China’s economic outlook upgraded
Global economists have improved their full-year forecasts for the Chinese economy following its impressive first-quarter results, CNBC reported on Wednesday.
JPMorgan reportedly raised its 2023 growth outlook to 6.4% from a previous forecast of 6%, saying the latest quarterly report points to further growth ahead.
Citi lifted its forecast to 6.1% from a previously projected 5.7%, stating that the Chinese economy is “well on track on its post-Covid recovery led by consumption and services.”
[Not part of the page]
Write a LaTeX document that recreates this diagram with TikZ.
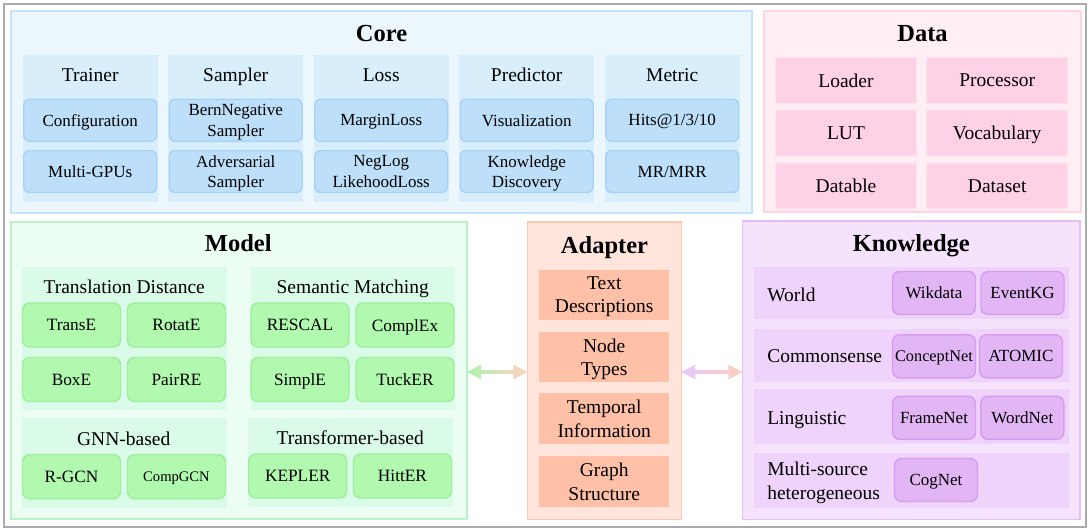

Meanwhile, UBS upgraded its forecast for the year from 5.4% to 5.7%, “given the stronger-than-expected recovery in Q1 2023, driven by both a robust rebound in consumption and property.”
The upgrades follow a report by China’s National Bureau of Statistics on Tuesday which showed the economy had rebounded faster than expected, surpassing growth estimates for the first quarter of 2023. According to the report, the world’s second largest economy grew at a rate of 4.5% year-on-year on the back of relaxed Covid-19 restrictions and recovering consumer spending.
“The strong 1Q GDP report points to a strong post-reopening recovery,” JPMorgan’s chief China economist, Haibin Zhu, was quoted as saying. He pointed out that a range of factors, including a notable rebound in travel-related consumption and services, had led the strong recovery in first-quarter activity.
“The stronger-than-expected 1Q GDP reading lifts our full-year GDP growth forecast,” Zhu said, adding that China’s recovery “will likely continue in the near term.”
Citi economists also assumed that the stronger-than-expected first-quarter growth suggests further expansion ahead.
“Given meaningful recovery perhaps only started after the Chinese New Year, the underlying momentum could be stronger than the headline number suggests,” they said in a note seen by CNBC.
“The release of pent-up demand during Covid and holiday helped, but we remain cautious on its outlook without big stimulus in sight and the discounts intensifying,” analysts added.
Global economists previously expressed concern that China’s economic recovery could take longer than expected amid supply chain disruptions from pandemic-related curbs.